9) In the passage from the Book of Revelation (first reading), the Holy Spirit inspired the sacred author to go even further. Mary was presented not just as the sum of so many Old Testament prophecies from the past, but as the exemplar and prophecy for the Church in the future. “God’s temple in heaven was opened, and the ark of his covenant was seen within his temple… a woman clothed with the sun, with the moon under her feet, and on her head a crown of twelve stars.” There are two elements in God’s heavenly temple: the ark of the covenant and the woman clothed with the son. The two images are meant to be connected — the “ark of the covenant” is that radiant “woman.” That woman refers to Mary, but not just Mary, as Scripture scholars and saints over the centuries have long pointed out. She likewise refers to the Church, symbolized and epitomized by Mary, the perfect disciple. This double identification of the Woman with MARY and with THE CHURCH is meant to indicate symbolically that each of us in the Church is called to live (recapitulate) Mary’s mystery in Christ. To see this more clearly, let’s explore more deeply the symbolism:
a) The woman “arrayed with the Sun” points to God’s glory and grace (the Sun) which shines all about Mary and the Church.
b) The “moon under her feet” basically represents the definitive conquering of paganism, for the pagans worshipped the moon and the stars, and the Church, imitating Mary’s fiat and following of Christ, has defeated such worship of the forces of nature once and for all. The “twelve stars” refer not just to the 12 tribes of Israel all of which looked forward to the Messiah whom Mary would conceive, but also the 12 apostles, who would reflect Christ’s throughout the globe.
c) Mary and the Church were both “pregnant,” Mary as we see in Nazareth, in today’s Gospel and in Bethlehem, the Church during Christ’s passion and death. That latter birth is described in the reading as one of “agony” in which the woman cries out with birth pangs. This happened on Calvary, when Christ, after the agony of the garden and the trials, suffered so much on the Cross to give a new birth to all those who would enter his paschal mystery. As his side was pierced, as if it were a placenta, out flowed blood and water, the font of sacramental life in the Church.

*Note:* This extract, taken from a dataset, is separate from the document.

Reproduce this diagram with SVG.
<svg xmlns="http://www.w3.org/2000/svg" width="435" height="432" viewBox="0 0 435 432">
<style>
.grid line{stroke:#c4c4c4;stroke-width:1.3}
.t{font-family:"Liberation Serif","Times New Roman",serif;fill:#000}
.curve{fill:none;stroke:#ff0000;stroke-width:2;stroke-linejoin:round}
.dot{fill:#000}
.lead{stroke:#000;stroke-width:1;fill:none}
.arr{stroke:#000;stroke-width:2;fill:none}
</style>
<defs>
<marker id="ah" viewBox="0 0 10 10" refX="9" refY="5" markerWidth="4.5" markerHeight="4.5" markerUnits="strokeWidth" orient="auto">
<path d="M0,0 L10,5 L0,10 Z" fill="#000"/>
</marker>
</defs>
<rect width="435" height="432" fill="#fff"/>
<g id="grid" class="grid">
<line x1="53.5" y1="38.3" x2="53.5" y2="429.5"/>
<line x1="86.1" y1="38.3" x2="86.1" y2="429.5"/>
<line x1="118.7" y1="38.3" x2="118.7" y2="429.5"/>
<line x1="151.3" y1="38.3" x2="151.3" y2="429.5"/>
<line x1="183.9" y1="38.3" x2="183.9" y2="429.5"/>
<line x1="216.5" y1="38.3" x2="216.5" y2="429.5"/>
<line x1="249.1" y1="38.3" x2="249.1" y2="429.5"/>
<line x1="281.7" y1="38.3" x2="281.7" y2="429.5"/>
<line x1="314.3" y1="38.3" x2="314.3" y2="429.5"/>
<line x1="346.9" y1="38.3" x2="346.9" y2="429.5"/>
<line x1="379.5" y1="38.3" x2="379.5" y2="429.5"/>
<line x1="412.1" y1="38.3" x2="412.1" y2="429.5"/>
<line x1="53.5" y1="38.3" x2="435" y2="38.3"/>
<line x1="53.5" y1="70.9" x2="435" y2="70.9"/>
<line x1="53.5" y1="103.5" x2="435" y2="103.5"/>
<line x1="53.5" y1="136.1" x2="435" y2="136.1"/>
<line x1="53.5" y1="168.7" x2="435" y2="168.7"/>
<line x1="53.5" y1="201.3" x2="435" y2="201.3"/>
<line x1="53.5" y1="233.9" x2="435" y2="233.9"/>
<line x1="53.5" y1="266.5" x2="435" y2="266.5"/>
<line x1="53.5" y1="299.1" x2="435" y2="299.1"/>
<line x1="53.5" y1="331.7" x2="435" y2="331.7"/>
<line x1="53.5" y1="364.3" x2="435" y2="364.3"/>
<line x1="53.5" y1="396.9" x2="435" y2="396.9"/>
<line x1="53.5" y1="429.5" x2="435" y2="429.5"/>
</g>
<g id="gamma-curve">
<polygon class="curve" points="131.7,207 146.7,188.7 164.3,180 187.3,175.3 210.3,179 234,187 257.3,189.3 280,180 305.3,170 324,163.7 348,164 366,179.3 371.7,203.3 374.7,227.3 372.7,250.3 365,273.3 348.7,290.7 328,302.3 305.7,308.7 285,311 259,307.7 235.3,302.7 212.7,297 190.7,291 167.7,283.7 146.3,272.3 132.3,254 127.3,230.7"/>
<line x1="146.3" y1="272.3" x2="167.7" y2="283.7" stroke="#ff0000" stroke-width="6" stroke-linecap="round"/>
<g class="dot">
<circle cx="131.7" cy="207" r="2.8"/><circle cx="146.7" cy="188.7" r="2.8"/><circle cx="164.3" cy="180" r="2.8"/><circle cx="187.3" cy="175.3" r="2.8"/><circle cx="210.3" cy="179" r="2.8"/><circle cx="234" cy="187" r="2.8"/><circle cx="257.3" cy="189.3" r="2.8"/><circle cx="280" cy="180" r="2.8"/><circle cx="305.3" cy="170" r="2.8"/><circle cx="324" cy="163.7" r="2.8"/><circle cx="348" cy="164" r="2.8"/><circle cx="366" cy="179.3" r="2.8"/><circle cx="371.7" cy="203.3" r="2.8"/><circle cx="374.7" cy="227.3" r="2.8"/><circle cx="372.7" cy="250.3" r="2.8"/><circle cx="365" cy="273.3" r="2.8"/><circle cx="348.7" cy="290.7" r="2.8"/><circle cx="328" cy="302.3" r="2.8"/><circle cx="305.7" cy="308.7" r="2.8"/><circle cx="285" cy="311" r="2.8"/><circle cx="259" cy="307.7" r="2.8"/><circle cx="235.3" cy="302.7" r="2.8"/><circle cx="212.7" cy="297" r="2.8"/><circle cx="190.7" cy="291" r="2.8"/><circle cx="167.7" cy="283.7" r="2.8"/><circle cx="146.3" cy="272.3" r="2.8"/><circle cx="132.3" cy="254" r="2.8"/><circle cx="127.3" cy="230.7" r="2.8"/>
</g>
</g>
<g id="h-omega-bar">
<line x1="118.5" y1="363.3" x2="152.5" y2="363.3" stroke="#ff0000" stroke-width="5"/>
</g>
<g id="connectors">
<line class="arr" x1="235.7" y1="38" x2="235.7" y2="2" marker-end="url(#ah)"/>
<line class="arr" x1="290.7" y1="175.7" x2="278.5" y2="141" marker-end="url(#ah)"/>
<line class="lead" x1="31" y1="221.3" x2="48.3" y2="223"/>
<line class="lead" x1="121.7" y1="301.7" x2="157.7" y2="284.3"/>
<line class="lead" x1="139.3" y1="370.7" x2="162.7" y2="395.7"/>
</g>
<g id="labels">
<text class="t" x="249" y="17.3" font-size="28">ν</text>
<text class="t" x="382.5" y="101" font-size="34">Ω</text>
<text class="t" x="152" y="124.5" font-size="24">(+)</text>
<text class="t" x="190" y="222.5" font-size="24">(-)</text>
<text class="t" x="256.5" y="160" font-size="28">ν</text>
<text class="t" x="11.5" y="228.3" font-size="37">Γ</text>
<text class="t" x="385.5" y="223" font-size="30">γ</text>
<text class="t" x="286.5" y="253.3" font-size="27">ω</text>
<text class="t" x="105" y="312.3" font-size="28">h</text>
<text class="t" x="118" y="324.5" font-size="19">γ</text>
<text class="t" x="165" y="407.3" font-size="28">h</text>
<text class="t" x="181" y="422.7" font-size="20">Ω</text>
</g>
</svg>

d) The red dragon with the seven heads and ten horns with seven diadems refers, in sum, first to all of the Evil that would cause so much sorrow for Mary during her earthly life as well as to all the evil authorities that were persecuting the Church after her birth, like the Sanhedrin, like the Roman empire, like various governors and kings. The tail of the dragon sweeping a third of the stars from the sky refers to the Evil One’s sweeping a third of the disciples away from the kingdom of God through apostasy and abandoning of the faith while under persecution. The dragon stood before the woman about to give birth so that he might devour the child as soon as it was born. This refers both to Herod’s trying to kill the neonatal Jesus as well as to all of the forces of evil that tried to destroy the Church that was Jesus’ body in the decades succeeding Christ’s resurrection.
e) The woman gave birth to a son, who would rule over all nations with an iron rod. That Son refers first to Christ Jesus alone, who continues to rule with that staff that can never be bent. It also refers to all those “sons in the Son,” reborn in Christ through baptism, through whom Christ continues his salvific mission.

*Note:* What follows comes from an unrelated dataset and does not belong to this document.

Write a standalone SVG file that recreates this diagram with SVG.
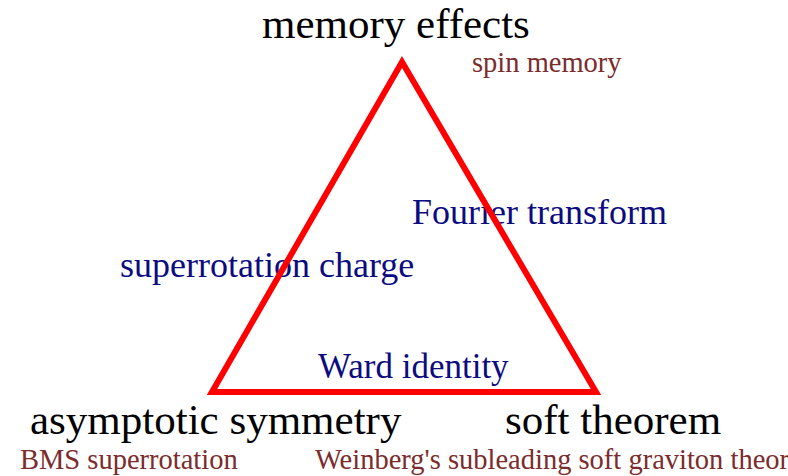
<svg xmlns="http://www.w3.org/2000/svg" width="788" height="476" viewBox="0 0 788 476">
<style>
text{font-family:"Liberation Serif","Times New Roman",serif}
.main{font-size:43px;fill:#000}
.sub{font-size:28.5px;fill:#7b2c2c}
.lab{font-size:36px;fill:#0c0c80}
.tri{fill:none;stroke:#ff0000;stroke-width:6;stroke-linejoin:miter;stroke-miterlimit:10}
</style>
<rect width="788" height="476" fill="#fff"/>
<g id="labels">
<text class="lab" x="412" y="224">Fourier transform</text>
<text class="lab" x="120" y="277">superrotation charge</text>
<text class="lab" x="318" y="378" style="font-size:35px">Ward identity</text>
</g>
<g id="node-memory">
<text class="main" x="262" y="38">memory effects</text>
<text class="sub" x="472" y="72">spin memory</text>
</g>
<g id="node-asymptotic">
<text class="main" x="30" y="434">asymptotic symmetry</text>
<text class="sub" x="20" y="469">BMS superrotation</text>
</g>
<g id="node-soft">
<text class="main" x="505" y="434">soft theorem</text>
<text class="sub" x="315" y="469">Weinberg's subleading soft graviton theor</text>
</g>
<g id="connectors">
<polygon class="tri" points="402,62 212,392 596,392"/>
</g>
</svg>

f) The child who was snatched away and taken to God and his throne refers, first, to the Ascension of the Lord and secondarily to the eternal life of all the martyrs.
g) The Woman’s flight into the desert to a place prepared for her by God refers to the rest of her earthly life (which was hidden) and well as to her Assumption. Likewise it points to the path of so many saints, whose lives are “hidden in God” (Col 3:3) and who are one day caught up into the place God has prepared for them in heaven.
h) Finally the powerful voice that cries out “Now have salvation and power come, the reign of our God and the authority of his anointed one!” points to the final destiny, when that woman and that Child are united in God, after the definite defeat of the Evil One.
10) In these images, Mary and the Church are identified — both are mother and both suffer in carrying out their divine vocation — and Christ and the sons and daughters of the Church are identified. Just as Mary’s mystery is caught up in the life and mission of her Son, so the whole mystery of the Church is caught up in Christ and in all those children reborn in him through Mater Ecclesia (Mother Church). Because Mary is not only a symbol of Mother Church, but the first and most exemplary member of the Church, she is a model for each of us to follow in living out our own vocation. God wants to use us, as he used her, as he used Jael and Judith, to thwart the designs of the worldly powerful when they do evil. We, like her, become the ark of the Covenant, when we receive within us the same Lord she conceived and bear him within to others, just as she brought her Son to John, Zechariah and Elizabeth. We, like her, are called to have our whole beings magnify the Lord, who has done so many great things for her and who continues to do great things for us through her. More than anything on this solemnity of her Assumption, her example teaches us that our whole lives are meant to lead us to heaven by following the way she trod, listening to God, letting his word take flesh in us, saying yes to him, and bearing fruit in acts of love. This feast of the Assumption is a feast of heaven, is a feast of holiness. One of us has made it! One of us now reigns body and soul in heaven, “to be the beginning and the pattern of the Church in its perfection, and a sign of hope and comfort to [God’s] people on their pilgrim way” (preface). From heaven she continues to pray for us, to intercede for us and to inspire us to follow her all the way home.